Wednesday, September 2, 2015

Nirvana: Rising from the Dead!

Sometimes travel is not about the love for getting lost in the un-chartered terrains but the process of regaining your lost value of self.

These 2 lines pretty much sum up the story of my sudden vacation / escape plan (special mention to the man, my father who NEVER tells a NO, no matter how crazy the plan). The very thought that it could end up chaotic in addition to relearning a lot of things, getting rid of people crutches and negativity was to be a task, one thing however I was sure of, the journey had to begin at Delhi – right from the ghar ka punjabi khaana with my extended family to pizzas to handling maid’s to staying alone in a penthouse to sleeping off on the terrace getting lost counting the stars to travelling by metro. It wouldn’t be wrong to call this place; My soul  that I left behind a good 1 and half years ago (however cliched it may sound).

What better a place could I begin the journey from, if not here! 2 months of sheer living in hell to going through trauma that I myself still cannot understand, had to fuck itself in the ass and it had to happen soon, for as my dad keeps telling ‘’ The my way or highway king has to be the pain in the ass that he is, to stay sane‘’. First stop was Ajmer, if put absolutely un-apologetically, God or the Baba himself would be astonished with the amount of business his name o his glory generates, however this was one place to visit. Next lined up was Pushkar, ohh the mighty bum breaking fall at the ghats where my fall evoked loud laughter :P where I realised sometimes its good to laugh at your own short comings. Last up: Jaipur – a place I always dreamt of (I would kill anybody any day to become royalty): right from almost getting robbed, to having too many things to do, the whole world yet again seemed to be against, but I realised, bitch I am a harder nut and like always will complete what I set out for, no matter what! Completed the plan, but now how do I go back to Delhi?? Buses full, No trains, Flight fares touching the sky ? What next: Suddenly as if by miracle I am indirectly forcefully boarded into a private car, little did I think (trust issues had already taken a toll, so the realisation that there is nothing worse that could happen was the only solace) that this was to be a huge lesson on trust, humanity, false sense of security and people.

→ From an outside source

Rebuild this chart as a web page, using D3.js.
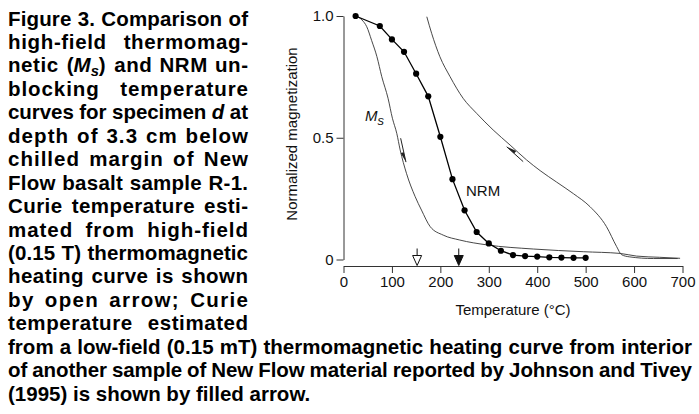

The lesson being: sometimes in the rush to be accepted by the  ‘’ people we want ‘’, we forget to appreciate ‘’ the people who want us ‘’ and little do we realize the key to happiness is the latter and not the former. The other lessons from the ride, will be charged for, since I hate doing things for free, no charity please!

Next up was to be Amritsar, wouldn’t be wrong to call this place my 4th home (1 – Hyderabad, 2 Delhi, 3 Airports). The experience takes me over when I recollect my experiences at Amritsar, Right from the ‘’ display ‘’ of courage at Wagah to the soul stirring experience at Golden Temple considering that very few temples in this country just shut my mind up made this trip a prize catch. Cherry on top was the food ! The aromas, the masala’s and the makhan and lip smacking punjabi food, what more can a foodie ask for. Right from trying food at Langar to Kesar da dhaba and Bharwan da dhaba to the amazing sweets, this trip had filled me at many levels that I just cannot fathom.

‘’ You always get what you deserve or more ‘’ will be one lesson that got reinforced again for nobody and nothing in this world takes a higher priority than I, Me, Myself  (a lesson my dad tried hard to ingrain, but in vain) and there is absolutely no need to feel accepted, loved or cared, for I had everything I needed and more and I had no reasons to compromise for anything like always. Now who can boast of having your ex-landlords as family, a blood family who cares and meets all your tantrums and however small the circle of close knit friends and more who stick by you without a complaint literally with guns to kill though they know you are a pain when going through a low, yet don’t complain!

Lastly there is no greater relief than realising that I did fall (a mighty one at that), lost myself completely and became a sadder version of myself but the fact that I have learnt a huge deal of the people, things and situations I engulf myself in proved to be the silver lining.

To all those, missing my bad ass taunts, I don’t give a fuck attitude, The Jackass is back and this time with more sting!